Май никого не ждал: сестра работала, мама восстанавливалась после инсульта. Даже если бы у них было время и возможность, его бы всё равно никто не навестил. Мальчик не тосковал по родным, но ему было просто скучно. Лишённый занятий, музыки, любимых комиксов и книг, он часами сидел у окна, выходившего на больничный двор, и наблюдал за скудной жизнью улицы. Ранним утром дворник подметал территорию, собирал мусор. Затем по узким дорожкам шныряли врачи, редкие посетители. В остальное время картина не менялась. Лишь тени от деревьев, лавочек, мусорных баков и кустов незаметно для глаза меняли направление.

– Что же к тебе, солнце, никто из родных не приходит? – как-то спросила медсестра, зайдя к больному в палату.

– Я никого не жду, – сухо ответил паренёк, без интереса взглянув на женщину из-под копны давно уже не стриженных волос.

– Ты посмотри на него! – весело отозвалась медсестра. – Никак взрослый совсем?

В тот же день, двумя часами позже, она снова зашла к нему, неся в руках чёрный пакет и посмеиваясь на ходу короткими смешками:

– Держи! Напророчила тебе! Папка твой заходил, игрушку передал, ещё конфеты с фруктами, но тебе пока нельзя, при выписке получишь.

Мальчуган достал из пакета серый тетрис и с чувством восторга – с одной стороны, и недоумения – с другой, посмотрел на выходившую из палаты медсестру.

– Какой папка?! – прокричал он так громко, что даже испугался собственного голоса.

– Ну как же… Твой папка, – с улыбкой ответила та. – Смуглый такой, нерусский.

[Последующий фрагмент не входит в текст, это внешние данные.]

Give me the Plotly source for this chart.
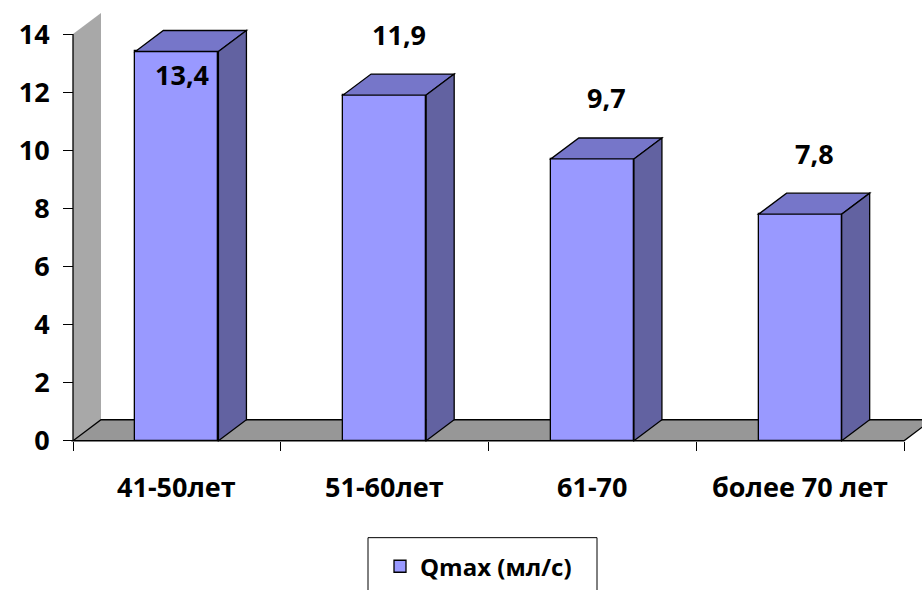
import plotly.graph_objects as go

# --- data ---
categories = ["41-50лет", "51-60лет", "61-70", "более 70 лет"]
qmax_values = [13.4, 11.9, 9.7, 7.8]
value_labels = ["13,4", "11,9", "9,7", "7,8"]
y_ticks = [0, 2, 4, 6, 8, 10, 12, 14]
series_name = "Qmax (мл/с)"

# --- geometry / layout constants (pixels) ---
W, H = 922, 590
AXIS_X_PX = 73          # position of the value axis
ZERO_Y_PX = 441         # position of value 0
PX_PER_CAT = 207.75
PX_PER_UNIT = 29.07
PLOT_LEFT_PX = 52
PLOT_TOP_PX = 441 - 15 * 29.07
PLOT_BOTTOM_PX = 441 + 0.25 * 29.07

DEPTH_DX = 28 / PX_PER_CAT     # 3D depth offset in category units
DEPTH_DY = 21 / PX_PER_UNIT    # 3D depth offset in value units
BAR_HALF = 0.2
Y_MAX_WALL = 14

FRONT = "#9999FF"
TOP = "#7676C9"
SIDE = "#6262A1"
WALL = "#A8A8A8"
FLOOR = "#979797"
EDGE = "black"
EW = 1.3
FONT = "Open Sans"
FS = 27

plot_w = W - PLOT_LEFT_PX
plot_h = PLOT_BOTTOM_PX - PLOT_TOP_PX
x_min = -(AXIS_X_PX - PLOT_LEFT_PX) / PX_PER_CAT
x_max = x_min + plot_w / PX_PER_CAT
y_min = -(PLOT_BOTTOM_PX - ZERO_Y_PX) / PX_PER_UNIT
y_max = (ZERO_Y_PX - PLOT_TOP_PX) / PX_PER_UNIT


def px_to_paper_x(px):
    return (px - PLOT_LEFT_PX) / plot_w


def px_to_paper_y(py):
    return (PLOT_BOTTOM_PX - py) / plot_h


def poly(points):
    return "M " + " L ".join(f"{x},{y}" for x, y in points) + " Z"


n = len(categories)
centers = [i + 0.5 for i in range(n)]

fig = go.Figure()

fig.add_trace(go.Bar(
    x=centers, y=qmax_values, width=2 * BAR_HALF, name=series_name,
    marker=dict(color=FRONT, line=dict(color=EDGE, width=EW)),
    hoverinfo="skip", showlegend=True,
))

shapes = []
# side wall behind the value axis
shapes.append(dict(
    type="path", xref="x", yref="y", layer="below",
    path=poly([(0, 0), (0, Y_MAX_WALL), (DEPTH_DX, Y_MAX_WALL + DEPTH_DY), (DEPTH_DX, DEPTH_DY)]),
    fillcolor=WALL, line=dict(width=0),
))
# floor
shapes.append(dict(
    type="path", xref="x", yref="y", layer="below",
    path=poly([(0, 0), (n, 0), (n + DEPTH_DX, DEPTH_DY), (DEPTH_DX, DEPTH_DY)]),
    fillcolor=FLOOR, line=dict(color=EDGE, width=EW),
))
# value axis line
shapes.append(dict(
    type="line", xref="x", yref="y", x0=0, x1=0, y0=0, y1=Y_MAX_WALL,
    line=dict(color=EDGE, width=EW), layer="above",
))

# top and side faces of each bar
for c, v in zip(centers, qmax_values):
    l, r = c - BAR_HALF, c + BAR_HALF
    shapes.append(dict(
        type="path", xref="x", yref="y", layer="above",
        path=poly([(l, v), (r, v), (r + DEPTH_DX, v + DEPTH_DY), (l + DEPTH_DX, v + DEPTH_DY)]),
        fillcolor=TOP, line=dict(color=EDGE, width=EW),
    ))
    shapes.append(dict(
        type="path", xref="x", yref="y", layer="above",
        path=poly([(r, 0), (r + DEPTH_DX, DEPTH_DY), (r + DEPTH_DX, v + DEPTH_DY), (r, v)]),
        fillcolor=SIDE, line=dict(color=EDGE, width=EW),
    ))

# legend frame
shapes.append(dict(
    type="rect", xref="paper", yref="paper",
    x0=px_to_paper_x(368), x1=px_to_paper_x(597),
    y0=px_to_paper_y(538), y1=px_to_paper_y(600),
    line=dict(color=EDGE, width=1), fillcolor="rgba(0,0,0,0)",
))

annotations = []
# value labels above each bar (inside the bar when there is no room above)
for c, v, t in zip(centers, qmax_values, value_labels):
    above = v + 2.1
    if above > Y_MAX_WALL + 0.4:
        ax, ay = c + 0.027, v - 0.8
    else:
        ax, ay = c + DEPTH_DX / 2, above
    annotations.append(dict(
        x=ax, y=ay, xref="x", yref="y", text=t, showarrow=False,
        font=dict(family=FONT, size=FS, color="black", weight="bold"),
        xanchor="center", yanchor="middle",
    ))
# category labels
for c, cat in zip(centers, categories):
    annotations.append(dict(
        x=c, y=px_to_paper_y(487), xref="x", yref="paper", text=cat, showarrow=False,
        font=dict(family=FONT, size=FS, color="black", weight="bold"),
        xanchor="center", yanchor="middle",
    ))

fig.update_layout(
    width=W, height=H,
    margin=dict(l=PLOT_LEFT_PX, r=0, t=PLOT_TOP_PX, b=H - PLOT_BOTTOM_PX, pad=0),
    paper_bgcolor="white", plot_bgcolor="white",
    shapes=shapes, annotations=annotations,
    showlegend=True,
    legend=dict(
        x=px_to_paper_x(380), y=px_to_paper_y(567), xanchor="left", yanchor="middle",
        bgcolor="rgba(0,0,0,0)", borderwidth=0,
        font=dict(family=FONT, size=24, color="black", weight="bold"),
    ),
    xaxis=dict(
        range=[x_min, x_max], tickvals=list(range(n + 1)), ticks="outside",
        ticklen=9, tickwidth=1, tickcolor="black", showticklabels=False,
        showgrid=False, zeroline=False, showline=False, fixedrange=True,
        anchor="free", position=px_to_paper_y(ZERO_Y_PX), automargin=False,
    ),
    yaxis=dict(
        range=[y_min, y_max], tickvals=y_ticks, ticks="outside",
        ticklen=10, tickwidth=1, tickcolor="black",
        tickfont=dict(family=FONT, size=FS, color="black", weight="bold"),
        ticklabelstandoff=8,
        showgrid=False, zeroline=False, showline=False, fixedrange=True,
        anchor="free", position=px_to_paper_x(AXIS_X_PX), automargin=False,
    ),
    bargap=0,
)

fig.write_html("out.html")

Май замер в оцепенении. В его взлохмаченной, слегка кудрявой головке закрутилась карусель из мыслей, образов. Он увидел мрачное, страшное, но при этом по необъяснимой причине притягательное лицо Аслана. Почувствовал неведомую силу и твёрдость, которая исходила от него. Невозможно было сдвинуть эту гору, согнуть эту сталь, сломать этот клинок. Мальчик никогда не ощущал ничего подобного. От подарка, лежащего в его дрожащих руках, исходила отцовская любовь, о которой он мог лишь догадываться. И ему на миг захотелось вернуться домой. В некий воображаемый дом, рисовавшийся ему таким родным, близким, желанным. Но видение быстро ушло, и тоска поблёкла. Мальчуган повалился на кровать и весь оставшийся день провёл за игрой.